The use of the expression “the right to sue” is at odds with Article 137 of the Limitation Act, because this expression is nowhere mentioned in the Article. The expression used in Article 137 is “the right to apply”. The expression “the right to sue” finds place in Article 113 of the Limitation Act. Both are residuary articles, providing for a limitation period of three years.
However, Article 113 applies only to “Suits” and not to any other legal proceeding. The “right to sue” arises when the “cause of action” arises i.e. “the right to prosecute to obtain relief by legal means.” Article 137, on the other hand, is a residuary article for applications or petitions which can be filed within three years “when the right to apply accrues.”
Thus the “right to sue” accrues when a default occurs and if the default occurred over three years prior to the date of filing of the application, the application would be barred by Article 137.
Editorial: In Shankar Vardharajan v. Dewachand Ramsaran Corporation Pvt. Ltd. and others, the appellant, while relying on the above judgment of the Supreme Court in BK Educational, contended that the claim of the respondent was time-barred as it arose in the year 2014. The NCLAT, while referring to BK Educational, held that the right to apply under Section 9 accrued to the respondent “since December 1, 2016 when the I&B Code came into force.”
Therefore, in the NCLAT’s opinion, the Section 9 application was filed on time. It is pertinent to note that though in the facts of the case, the NCLAT found that there was a continuous cause of action, in the NCLAT’s view, the right to apply under Section 9 accrued from the date on which the Code came into force i.e. from December 1, 2016.
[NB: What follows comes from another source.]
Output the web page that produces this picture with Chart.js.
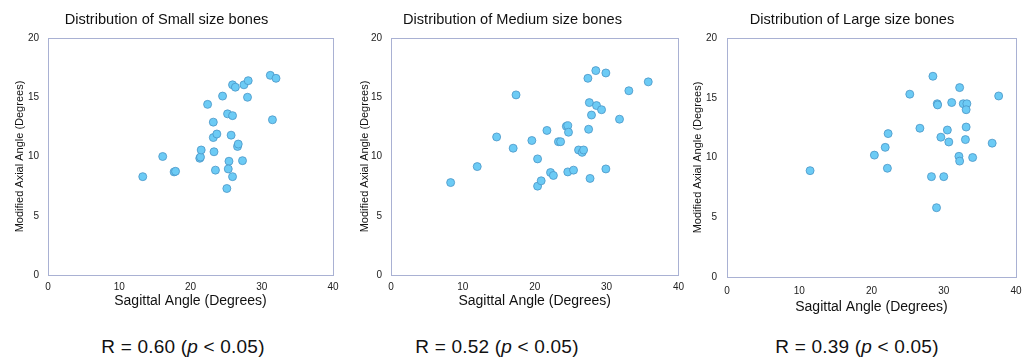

It is submitted that this view of the NCLAT is directly contrary to the law laid down in BK Educational, which states that the “right to sue” accrues when a default occurs and if the default occurred over three years prior to the date of filing of the application, the application would be barred by Article 137. The same view was also taken in another judgment delivered by the NCLAT in Pushpa Shah and Ors. v. IL & FS Financial Services Limited and Ors.